Shares of Qifu Technology (NASDAQ: QFIN) plummeted 15.21% in early trading on Wednesday following the release of disappointing third-quarter 2025 financial results and a subsequent downgrade by JP Morgan. The AI-empowered Credit-Tech platform faced a severe market reaction as it grappled with challenges in China's consumer finance sector.
Qifu Technology reported adjusted earnings per ADS of $1.60 for Q3, falling short of analyst expectations of $1.68. Despite beating revenue projections with $731.2 million against estimates of $711.2 million, investors were rattled by the company's cautious outlook and signs of increasing risk in its loan portfolio. CEO Haisheng Wu acknowledged the difficulties, stating, "Later part of the third quarter was a rather challenging period of time as we continued to adjust our operations to cope with macro uncertainties and the latest regulatory changes."
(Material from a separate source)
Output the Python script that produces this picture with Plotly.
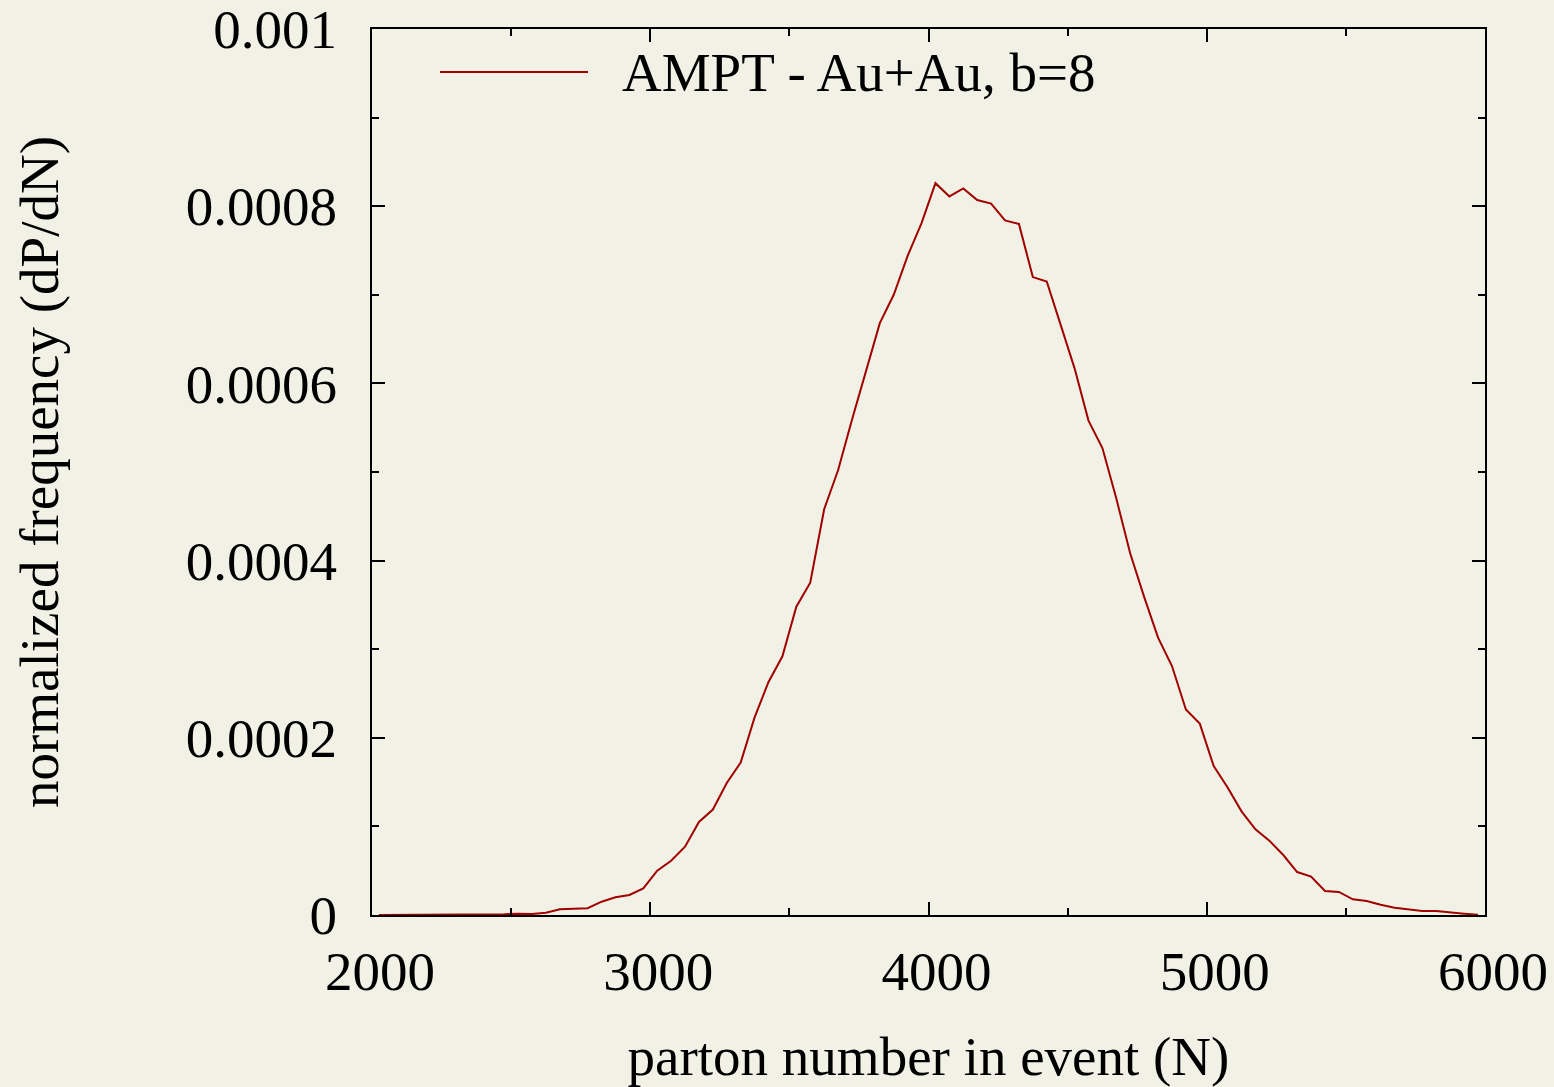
import plotly.graph_objects as go

# parton number bin centres
parton_n = [2025, 2075, 2125, 2175, 2225, 2275, 2325, 2375, 2425, 2475,
            2525, 2575, 2625, 2675, 2725, 2775, 2825, 2875, 2925, 2975,
            3025, 3075, 3125, 3175, 3225, 3275, 3325, 3375, 3425, 3475,
            3525, 3575, 3625, 3675, 3725, 3775, 3825, 3875, 3925, 3975,
            4025, 4075, 4125, 4175, 4225, 4275, 4325, 4375, 4425, 4475,
            4525, 4575, 4625, 4675, 4725, 4775, 4825, 4875, 4925, 4975,
            5025, 5075, 5125, 5175, 5225, 5275, 5325, 5375, 5425, 5475,
            5525, 5575, 5625, 5675, 5725, 5775, 5825, 5875, 5925, 5975]

# normalized frequency dP/dN
freq = [0.0, 0.0, 0.0, 0.0, 0.0, 0.0, 0.0, 0.0, 0.0000003, 0.0000008,
        0.0000015, 0.0000012, 0.0000026, 0.0000064, 0.0000070, 0.0000076, 0.0000150, 0.0000200, 0.0000226, 0.0000301,
        0.0000500, 0.0000613, 0.0000771, 0.000105, 0.000119, 0.000149, 0.000172, 0.000223, 0.000263, 0.000292,
        0.000348, 0.000375, 0.000458, 0.000502, 0.000559, 0.000615, 0.000668, 0.000700, 0.000744, 0.000781,
        0.000826, 0.000811, 0.000820, 0.000807, 0.000803, 0.000784, 0.000780, 0.000720, 0.000715, 0.000666,
        0.000617, 0.000558, 0.000527, 0.000470, 0.000408, 0.000359, 0.000313, 0.000281, 0.000232, 0.000216,
        0.000168, 0.000144, 0.000117, 0.0000967, 0.0000839, 0.0000677, 0.0000485, 0.0000433, 0.0000271, 0.0000260,
        0.0000177, 0.0000158, 0.0000116, 0.0000083, 0.0000064, 0.0000045, 0.0000045, 0.0000034, 0.0000015, 0.0000002]

x_tickvals = [2000, 3000, 4000, 5000, 6000]
x_ticktext = ["2000", "3000", "4000", "5000", "6000"]
y_tickvals = [0, 0.0002, 0.0004, 0.0006, 0.0008, 0.001]
y_ticktext = ["0", "0.0002", "0.0004", "0.0006", "0.0008", "0.001"]

series_name = "AMPT - Au+Au, b=8"
line_color = "#a00000"
bg = "#f2f1e6"
font_family = "Liberation Serif, Times New Roman, serif"
fs = 55

fig = go.Figure()
fig.add_trace(go.Scatter(x=parton_n, y=freq, mode="lines", name=series_name,
                         line=dict(color=line_color, width=2), showlegend=False))

# legend sample (key) drawn as shape + text
fig.add_shape(type="line", xref="paper", yref="paper",
              x0=(440 - 372) / 1113, x1=(588 - 372) / 1113,
              y0=(915 - 72) / 886, y1=(915 - 72) / 886,
              line=dict(color=line_color, width=2))
fig.add_annotation(text=series_name, xref="paper", yref="paper",
                   x=(620 - 372) / 1113, y=(915 - 72) / 886,
                   xanchor="left", yanchor="middle", showarrow=False,
                   font=dict(family=font_family, size=fs, color="black"))

axis_common = dict(
    showline=True, linecolor="black", linewidth=2, mirror="allticks",
    ticks="inside", ticklen=13, tickwidth=2, tickcolor="black",
    showgrid=False, zeroline=False,
    tickfont=dict(family=font_family, size=fs, color="black"),
)

fig.update_xaxes(range=[2000, 6000.001], tickvals=x_tickvals, ticktext=x_ticktext,
                 minor=dict(ticks="inside", ticklen=7, tickwidth=2, tickcolor="black", dtick=500, tick0=2000),
                 ticklabelstandoff=7, ticklabelshift=8,
                 title=dict(text="parton number in event (N)", standoff=40,
                            font=dict(family=font_family, size=fs, color="black")),
                 **axis_common)
fig.update_yaxes(range=[0, 0.0010000001], tickvals=y_tickvals, ticktext=y_ticktext,
                 minor=dict(ticks="inside", ticklen=7, tickwidth=2, tickcolor="black", dtick=0.0001, tick0=0),
                 ticklabelstandoff=22, ticklabeloverflow="allow",
                 title=dict(text="normalized frequency (dP/dN)", standoff=110,
                            font=dict(family=font_family, size=fs, color="black")),
                 **axis_common)

fig.update_layout(
    width=1554, height=1087,
    margin=dict(l=372, r=69, t=29, b=172, autoexpand=False),
    paper_bgcolor=bg, plot_bgcolor=bg,
    font=dict(family=font_family, size=fs, color="black"),
    showlegend=False,
)

fig.write_html("out.html")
Adding to the downward pressure, JP Morgan cut its rating on Qifu Technology to Neutral from Overweight and significantly reduced its target price to $21 from $45. The company's conservative guidance for Q4 2025, projecting a year-on-year decline in net income between 39% and 49%, further exacerbated investor concerns. As Qifu Technology navigates the turbulent waters of China's fintech sector, market participants will closely monitor its ability to maintain asset quality and adapt to evolving regulatory requirements.